No obstante, ambos, a nuestra manera, perseverábamos en salvar nuestra ya añeja amistad.
La última semana antes de pisar la cárcel, Arturo se me fue encima en su columna y en Twitter.
Hoy que lo analizo, descubro que no me gustó debatir con él con esas pelotas de lodo que nos lanzamos sin pudor.
Estos casi catorce meses he pensado en Arturo en diferentes momentos.
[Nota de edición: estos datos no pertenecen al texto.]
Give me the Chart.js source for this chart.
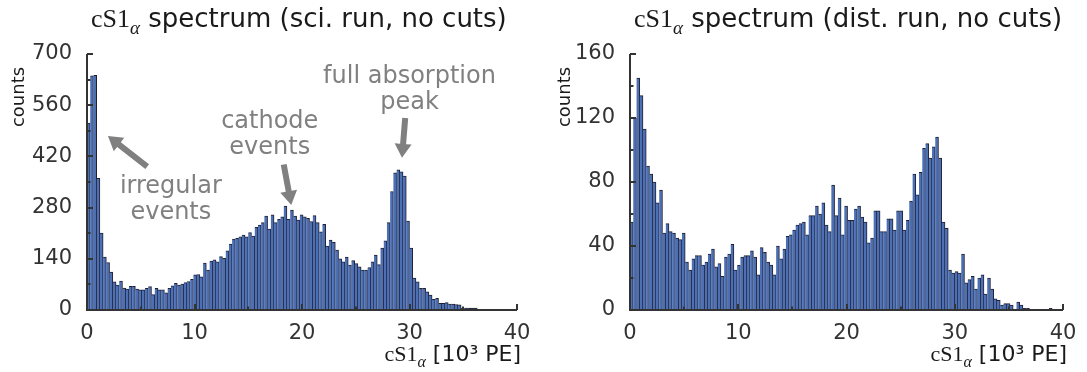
<!DOCTYPE html>
<html>
<head>
<meta charset="utf-8">
<script src="https://cdn.jsdelivr.net/npm/chart.js@4.4.1/dist/chart.umd.min.js"></script>
<style>
  body { margin: 0; background: #fff; }
  .wrap { position: relative; width: 1087px; height: 372px; }
  canvas { position: absolute; top: 0; }
  #sci { left: 0; }
  #dist { left: 543px; }
</style>
</head>
<body>
<div class="wrap">
  <canvas id="sci" width="543" height="372"></canvas>
  <canvas id="dist" width="544" height="372"></canvas>
</div>
<script>
// histogram binning, in 10^3 PE
var binWidth = 0.3;

// counts per bin, science run
var sciCounts = [
  511, 640, 642, 360, 210, 145, 130, 104, 77, 68,
  79, 60, 57, 65, 65, 57, 55, 55, 59, 64,
  42, 59, 55, 55, 47, 59, 66, 73, 68, 71,
  75, 78, 84, 96, 97, 91, 128, 109, 134, 137,
  132, 146, 141, 162, 180, 194, 196, 200, 205, 200,
  212, 202, 226, 232, 239, 257, 221, 260, 239, 248,
  255, 284, 248, 273, 257, 246, 260, 255, 251, 242,
  258, 239, 214, 234, 175, 191, 185, 164, 140, 132,
  145, 123, 135, 127, 118, 109, 109, 116, 132, 150,
  124, 169, 189, 239, 324, 375, 383, 378, 366, 243,
  169, 87, 77, 59, 59, 50, 41, 29, 32, 18,
  18, 20, 16, 16, 15, 14, 5, 5, 5, 5,
  5, 2, 2, 2, 1, 1, 1, 0, 1, 0,
  1, 0, 1
];

// counts per bin, distance run
var distCounts = [
  55, 120, 145, 134, 113, 90, 85, 80, 67, 75,
  48, 54, 49, 48, 45, 44, 48, 30, 25, 32,
  34, 34, 28, 30, 35, 38, 27, 29, 21, 33,
  35, 41, 25, 28, 33, 34, 34, 37, 33, 22,
  39, 36, 30, 28, 22, 40, 32, 38, 46, 47,
  50, 53, 54, 55, 47, 59, 59, 65, 60, 67,
  53, 49, 78, 59, 70, 47, 65, 56, 56, 63,
  65, 58, 55, 42, 45, 62, 62, 49, 49, 57,
  57, 50, 62, 62, 50, 56, 68, 85, 72, 86,
  101, 104, 95, 102, 108, 95, 55, 51, 25, 23,
  24, 23, 35, 17, 19, 21, 13, 20, 22, 10,
  20, 13, 7, 6, 3, 4, 4, 3, 0, 5,
  3, 1, 1, 0, 0, 0, 0, 0, 0, 1,
  0, 0, 0
];

var xTicks = [0, 10, 20, 30, 40];
var sciYTicks = [0, 140, 280, 420, 560, 700];
var distYTicks = [0, 40, 80, 120, 160];

var sciNotes = [
  { lines: ["full absorption", "peak"], x: 30.0, y: 637, from: [29.6, 525], to: [29.3, 416] },
  { lines: ["cathode", "events"], x: 17.0, y: 514, from: [18.3, 398], to: [19.0, 287] },
  { lines: ["irregular", "events"], x: 7.8, y: 336, from: [5.6, 392], to: [1.95, 476] }
];

var barFill = "#4c70b3";
var barEdge = "rgba(20,20,40,0.95)";
var axisColor = "#333333";
var noteColor = "#808080";

function toPoints(counts){
  return counts.map(function(c, i){ return { x: binWidth * (i + 0.5), y: c }; });
}

function mathLabel(ctx, x, y, size, rest, alignRight){
  // "cS1" upright serif with an alpha subscript, then sans text
  var serif = size + "px 'Liberation Serif'";
  var sub = "italic " + Math.round(size * 0.72) + "px 'Liberation Serif'";
  var sans = size + "px 'DejaVu Sans'";
  ctx.font = serif; var w1 = ctx.measureText("cS1").width;
  ctx.font = sub; var w2 = ctx.measureText("\u03b1").width;
  ctx.font = sans; var w3 = ctx.measureText(rest).width;
  var start = alignRight ? x - (w1 + w2 + w3) : x;
  ctx.textAlign = "left";
  ctx.textBaseline = "alphabetic";
  ctx.font = serif; ctx.fillText("cS1", start, y);
  ctx.font = sub; ctx.fillText("\u03b1", start + w1, y + size * 0.28);
  ctx.font = sans; ctx.fillText(rest, start + w1 + w2, y);
}

function arrow(ctx, x1, y1, x2, y2){
  var dx = x2 - x1, dy = y2 - y1;
  var len = Math.sqrt(dx * dx + dy * dy);
  var ux = dx / len, uy = dy / len;
  var nx = -uy, ny = ux;
  var head = 14, hw = 8.5, sw = 3;
  var bx = x2 - ux * head, by = y2 - uy * head;
  ctx.beginPath();
  ctx.moveTo(x1 + nx * sw, y1 + ny * sw);
  ctx.lineTo(bx + nx * sw, by + ny * sw);
  ctx.lineTo(bx + nx * hw, by + ny * hw);
  ctx.lineTo(x2, y2);
  ctx.lineTo(bx - nx * hw, by - ny * hw);
  ctx.lineTo(bx - nx * sw, by - ny * sw);
  ctx.lineTo(x1 - nx * sw, y1 - ny * sw);
  ctx.closePath();
  ctx.fill();
}

var framePlugin = {
  id: "frame",
  afterDraw: function(chart){
    var o = chart.options.plugins.frame;
    var ctx = chart.ctx;
    var a = chart.chartArea;
    var xs = chart.scales.x, ys = chart.scales.y;
    ctx.save();

    // inward tick marks
    ctx.strokeStyle = axisColor;
    ctx.lineWidth = 2;
    ys.ticks.forEach(function(t){
      var py = Math.round(ys.getPixelForValue(t.value));
      var major = o.yMajor.indexOf(t.value) >= 0;
      ctx.beginPath();
      ctx.moveTo(a.left, py);
      ctx.lineTo(a.left + (major ? 6 : 3.5), py);
      ctx.stroke();
    });
    xs.ticks.forEach(function(t){
      var px = Math.round(xs.getPixelForValue(t.value));
      var major = xTicks.indexOf(t.value) >= 0;
      ctx.beginPath();
      ctx.moveTo(px, a.bottom);
      ctx.lineTo(px, a.bottom - (major ? 6 : 3.5));
      ctx.stroke();
    });

    // spines
    ctx.beginPath();
    ctx.moveTo(a.left, a.bottom + 1);
    ctx.lineTo(a.left, a.top);
    ctx.moveTo(a.left - 1, a.bottom);
    ctx.lineTo(a.right, a.bottom);
    ctx.stroke();

    // titles and axis labels
    ctx.fillStyle = "#1a1a1a";
    mathLabel(ctx, a.left + 4, 27, 26, " spectrum (" + o.run + ", no cuts)", false);
    mathLabel(ctx, a.right + 4, 361, 22, " [10\u00b3 PE]", true);
    ctx.save();
    ctx.translate(o.yLabelX, a.top + 43);
    ctx.rotate(-Math.PI / 2);
    ctx.font = "18px 'DejaVu Sans'";
    ctx.textAlign = "center";
    ctx.textBaseline = "middle";
    ctx.fillText("counts", 0, 0);
    ctx.restore();

    // annotations
    ctx.fillStyle = noteColor;
    ctx.font = "24px 'DejaVu Sans'";
    ctx.textAlign = "center";
    ctx.textBaseline = "middle";
    (o.notes || []).forEach(function(n){
      var cx = xs.getPixelForValue(n.x), cy = ys.getPixelForValue(n.y);
      n.lines.forEach(function(line, k){ ctx.fillText(line, cx, cy + k * 26); });
      arrow(ctx, xs.getPixelForValue(n.from[0]), ys.getPixelForValue(n.from[1]),
                 xs.getPixelForValue(n.to[0]), ys.getPixelForValue(n.to[1]));
    });
    ctx.restore();
  }
};

function histogram(id, counts, yTicks, yStep, run, rightPad, yLabelX, notes){
  var yMax = yTicks[yTicks.length - 1];
  return new Chart(document.getElementById(id), {
    type: "bar",
    data: {
      datasets: [{
        data: toPoints(counts),
        backgroundColor: barFill,
        borderColor: barEdge,
        borderWidth: { top: 1, right: 1, left: 0, bottom: 0 },
        borderSkipped: false,
        barPercentage: 1,
        categoryPercentage: 1
      }]
    },
    options: {
      responsive: false,
      animation: false,
      devicePixelRatio: 1,
      layout: { padding: { left: 0, top: 54, right: rightPad, bottom: 0 } },
      plugins: {
        legend: { display: false },
        tooltip: { enabled: false },
        frame: { run: run, yMajor: yTicks, yLabelX: yLabelX, notes: notes }
      },
      scales: {
        x: {
          type: "linear", min: 0, max: 40, offset: false,
          grid: { display: false }, border: { display: false },
          ticks: {
            stepSize: 5, autoSkip: false, maxRotation: 0, padding: 3,
            color: axisColor, font: { family: "DejaVu Sans", size: 21 },
            callback: function(v){ return xTicks.indexOf(v) >= 0 ? v : ""; }
          },
          afterFit: function(s){ s.height = 62; }
        },
        y: {
          min: 0, max: yMax,
          grid: { display: false }, border: { display: false },
          ticks: {
            stepSize: yStep, autoSkip: false, padding: 7,
            color: axisColor, font: { family: "DejaVu Sans", size: 21 },
            callback: function(v){ return yTicks.indexOf(v) >= 0 ? v : ""; }
          },
          afterFit: function(s){ s.width = 87; }
        }
      }
    },
    plugins: [framePlugin]
  });
}

histogram("sci", sciCounts, sciYTicks, 70, "sci. run", 26, 19, sciNotes);
histogram("dist", distCounts, distYTicks, 20, "dist. run", 24, 22, []);
</script>
</body>
</html>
No me gusta nada la suerte del amigo metido en un lugar donde pocas veces se pone el sol.
Y no sólo no me gusta.
Me duele esa estadía tanto por la inteligencia en llamas que lo representa y por la tristeza infinita de doña Lupita, su madre.
Últimamente he hablado largamente con un querido amigo en común, Moisés Villaverde Mier, quien me ha hecho descubrir los misterios de la reflexión bañados por la filosofía, la ciencia política y la literatura.
Hemos hablado de Rueda.
Y mucho.
(También hemos hablado de otro amigo que vive una suerte similar: Eukid Castañón).
Y a mi querido Moi le agradezco que haya sacado de mí algo de lo mejor que todos los sapiens tenemos escondido: humanidad, fraternidad y luces.
Gracias a todo eso es que ahora estoy escribiendo estas líneas.
No me gusta el ambiente tóxico de esa enorme cantina que es Twitter.
No me gustan las voces enconadas que encuentro sobre Arturo.
No le deseo el daño que otros tantos le desean.
Ha llegado el momento, me parece, de olvidar los agravios en aras de que una persona inteligente y madura —que ya obtuvo el perdón del agraviado— salga de esa prisión del alma que son las prisiones en México.
Castigar y vigilar son dos condiciones innatas y crueles del poder.
Foucault ha denunciado como nadie esos abusos del poder en un territorio pantanoso: el ámbito de lo penal.
Nadie merece ser quebrado por dentro ni por fuera.
Disfrutar ese daño nos hace malas personas.
Estas líneas en favor de Arturo Rueda nacen de las reflexiones nacidas a la luz de la fraternidad.
Sé que sobrevendrán ataques en esa cantina herrumbrosa que es Twitter.
No responderé las bolas de lodo.
Sólo contemplaré, en silencio, el espectáculo grotesco de los que exigen a gritos su plato de sangre entre puñaladas y empujones.